A teoria é esta, sem tirar nem pôr. E muitos críticos literários em todo o mundo fizeram-lhe elogios rasgados e apresentaram-na como uma grande novidade. Sandel tornou-se um guru a nível planetário – e deve ganhar milhões, pois o livro foi traduzido em muitas línguas e vendeu montanhas de exemplares. Ou seja, o próprio Sandel é um exemplo da teoria que criou, pois enriqueceu com base no seu… mérito. Não o mérito desportivo, como Ronaldo, mas o mérito intelectual.
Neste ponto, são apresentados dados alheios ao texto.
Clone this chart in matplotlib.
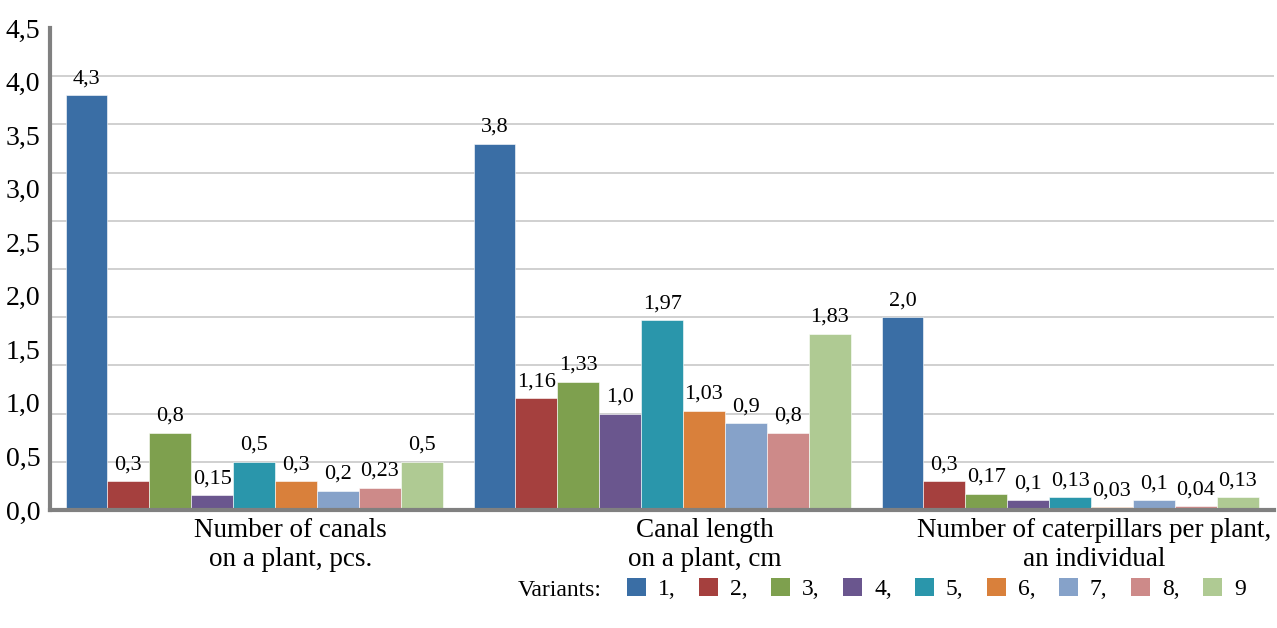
import matplotlib.pyplot as plt
from matplotlib.patches import Patch
import numpy as np

plt.rcParams['font.family'] = ['Liberation Serif', 'DejaVu Serif']

categories = ["Number of canals\non a plant, pcs.",
              "Canal length\non a plant, cm",
              "Number of caterpillars per plant,\nan individual"]
variants = ["1", "2", "3", "4", "5", "6", "7", "8", "9"]

# values per variant across the three categories
v1 = [4.3, 3.8, 2.0]
v2 = [0.3, 1.16, 0.3]
v3 = [0.8, 1.33, 0.17]
v4 = [0.15, 1.0, 0.1]
v5 = [0.5, 1.97, 0.13]
v6 = [0.3, 1.03, 0.03]
v7 = [0.2, 0.9, 0.1]
v8 = [0.23, 0.8, 0.04]
v9 = [0.5, 1.83, 0.13]
series = [v1, v2, v3, v4, v5, v6, v7, v8, v9]

# value label text as printed on the chart
lab1 = ["4,3", "3,8", "2,0"]
lab2 = ["0,3", "1,16", "0,3"]
lab3 = ["0,8", "1,33", "0,17"]
lab4 = ["0,15", "1,0", "0,1"]
lab5 = ["0,5", "1,97", "0,13"]
lab6 = ["0,3", "1,03", "0,03"]
lab7 = ["0,2", "0,9", "0,1"]
lab8 = ["0,23", "0,8", "0,04"]
lab9 = ["0,5", "1,83", "0,13"]
labels = [lab1, lab2, lab3, lab4, lab5, lab6, lab7, lab8, lab9]

ytick_labels = ["0,0", "0,5", "1,0", "1,5", "2,0", "2,5", "3,0", "3,5", "4,0", "4,5"]

colors = ["#3A6EA5", "#A5403E", "#7EA04E", "#6A568E", "#2A96AB",
          "#D9803B", "#86A2C9", "#CD8A89", "#AFCA93"]

fig = plt.figure(figsize=(12.77, 6.28), dpi=100)
ax = fig.add_axes([0.0392, 0.188, 0.9585, 0.7675])

x = np.arange(len(categories))
bw = 0.1027
for i, (vals, labs) in enumerate(zip(series, labels)):
    pos = x - 4 * bw + i * bw
    bars = ax.bar(pos, vals, width=bw, color=colors[i], edgecolor='white', linewidth=0.4, zorder=3)
    for b, t in zip(bars, labs):
        ax.annotate(t, (b.get_x() + b.get_width() / 2, b.get_height()),
                    xytext=(0, 5), textcoords='offset points',
                    ha='center', va='bottom', fontsize=16, zorder=4)

ax.set_xlim(-0.5, 2.5)
ax.set_ylim(0, 5)
ax.set_yticks(np.arange(0, 5.01, 0.5), minor=True)
ax.grid(True, which='minor', axis='y', color='#d0d0d0', linewidth=1.4, zorder=0)
ax.set_yticks(np.linspace(0, 5, len(ytick_labels)))
ax.set_yticklabels(ytick_labels, fontsize=20)
ax.tick_params(axis='y', which='both', length=0, pad=7)

ax.set_xticks(x + np.array([0.09, 0.105, 0.06]))
ax.set_xticklabels(categories, fontsize=19.5, linespacing=1.2)
ax.tick_params(axis='x', length=0, pad=6)

for s in ['top', 'right']:
    ax.spines[s].set_visible(False)
for s in ['left', 'bottom']:
    ax.spines[s].set_color('#808080')
    ax.spines[s].set_linewidth(3)
    ax.spines[s].set_zorder(5)

handles = [Patch(facecolor=c) for c in colors]
leg_labels = [v + "," for v in variants[:-1]] + [variants[-1]]
fig.legend(handles, leg_labels, ncol=9, loc='lower right', bbox_to_anchor=(0.992, 0.01),
           frameon=False, fontsize=17, handlelength=0.8, handleheight=0.8,
           handletextpad=0.5, columnspacing=1.0)
fig.text(0.471, 0.06, "Variants:", fontsize=17, ha='right', va='center')

fig.savefig("out.png", dpi=100)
Mas qual é a originalidade da teoria? Será mesmo nova? Ou não é mais do que a velha teoria marxista, segundo a qual cada um deveria receber de acordo com o seu trabalho? E que postulava que o desenvolvimento natural do processo capitalista conduziria fatalmente a que os pobres fossem ficando cada vez mais pobres e os ricos cada vez mais ricos, pelo que a revolução proletária seria inevitável? 

É isto, precisamente, o que diz Sandel – substituindo a palavra ‘comunismo’ por ‘populismo’. Ele afirma que os frustrados vão aumentando sempre e que, em consequência disso, o populismo vai triunfar. A propósito, ele antecipa a vitória de Trump nas próximas eleições americanas. 

Para Sandel, um futebolista como Ronaldo deveria ganhar o mesmo que um pedreiro ou até menos. Tudo depende da quantidade de trabalho e do esforço despendido por cada um.

Renegando a sociedade de mercado, que paga a cada pessoa segundo o seu mérito (um grande futebolista, um grande pintor, um grande gestor gera milhões e é pago de acordo com isso), Sandel defende uma sociedade assente na moral, em que todos ganhem de acordo com o seu trabalho e não com o seu talento. 

Mas isto não é mais nem menos do que o modelo comunista. «A cada um segundo o seu trabalho», era o que postulava a primeira etapa do comunismo. Ora, este modelo já foi experimentado e não deu provas. Pelo contrário, provocou catástrofes.

A revisitação que Sandel faz ao marxismo, para lá de não ser original, apresenta ideias que já foram testadas sem sucesso. É estranho, por isso, o entusiasmo que tem provocado em vários setores. A nossa sociedade anda febrilmente à procura de ideias novas, e tudo aquilo que cheire a novidade intelectual é imediatamente agarrado com as duas mãos pelos exploradores… do mérito.